May is National Stroke Awareness Month, and many of us have loved ones that are at risk. Although we would like to protect those we care about from any sort of health problem, sometimes it’s just not possible. Some factors are unavoidable; gender, age, ethnicity. However, for every unavoidable factor, there are numerous factors that we can control – many of which could save someone’s life.
For the factors that we can control, it’s important to learn more about how they affect someone and how they can contribute to preventing a stroke. The more knowledge you have, the more you are able to protect the ones you love.
Lifestyle is important – not just in preventing a stroke, but for your general health and well-being. Lifestyle factors are instrumental in stroke prevention. These factors include (but not limited to):
- Diet and Nutrition: A healthy diet is important in day to day life, and one of the easiest ways to prevent a stroke from happening. A diet that includes a healthy variety of vegetables, fruits, grains, proteins, and dairy is a great foundation. Diets should also limit fats – saturated and especially trans fat.
- Physical Activity: This is important to a healthy lifestyle and should include either moderate activity or vigorous-intensity activity at least two or more days per week. If it isn’t possible to do a full workout all at once, break it up throughout the day.
- Tobacco Use and Smoking: Smoking doubles the risk of a stroke compared to someone who doesn’t. When someone smokes, it increases the formation of clots, thickens the blood, and increases the amount of plaque build-up within arteries. This combined with unavoidable factors such as age can greatly increase the chance of the individual from suffering a stroke.
- Alcohol Use: While normally fine in moderation, excessive drinking increases blood pressure and can increase the risk of a stroke. If you decide to drink, make sure it is in moderation.
Knowing the signs and what to do can be a life-saver. While strokes are often preventable, it is important to know the signs to look for and what to do if they are suffering a stroke. An easy way to remember the signs is the acronym “FAST”:
- Face: Ask them to smile. If one side of the face droops, this could be a symptom.
- Arms: Ask the person to lift both arms in the air – does one drift downward? If yes, then this could also be a symptom.
- Speech: If their voice is slurred or different from their normal voice in a substantial way, act immediately.
- Time: Time is essential when someone is suffering from a stroke. If you notice any of these signs, immediately call 911.

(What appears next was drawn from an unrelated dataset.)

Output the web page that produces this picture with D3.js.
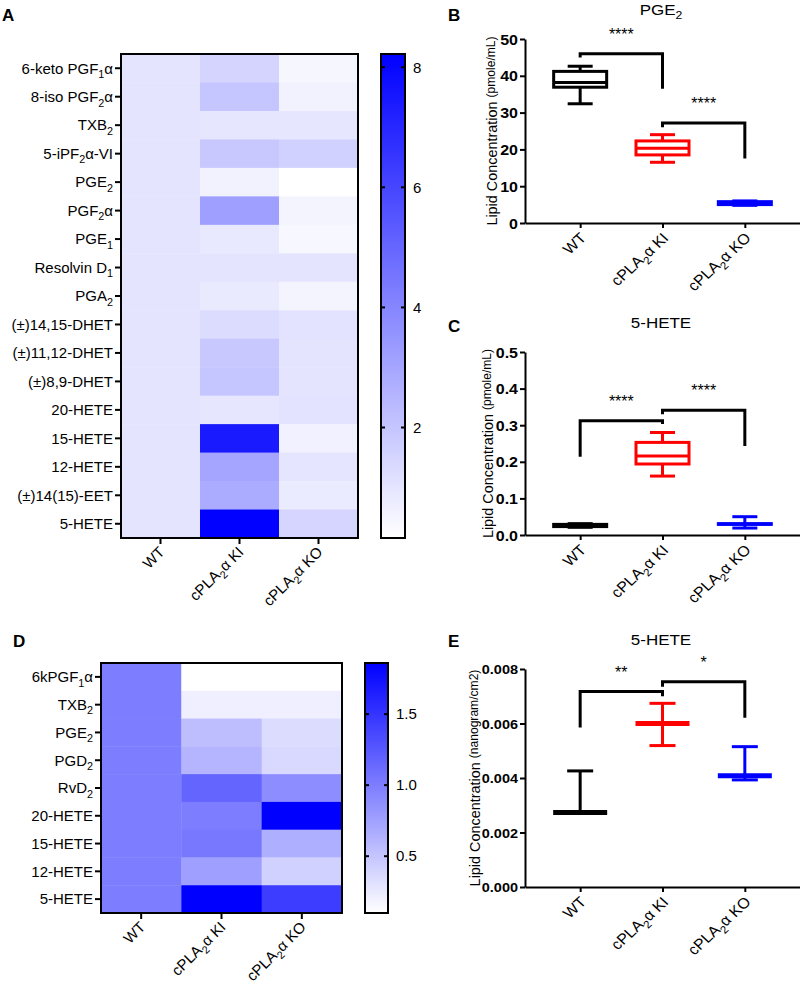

Keep in mind that these are not the only signs that a stroke may be occurring. Other signs include the sudden onsets of the following:
- Numbness or weakness of the face, leg, or arm on one side of the body only
- Confusion, having trouble speaking, understanding, or comprehension
- Vision trouble in one or both eyes
- Trouble walking, dizziness, or loss of balance or coordination
- Severe headache with no known cause or source
By knowing the signs, symptoms and how to prevent them, you could save your loved one’s life, as well as others.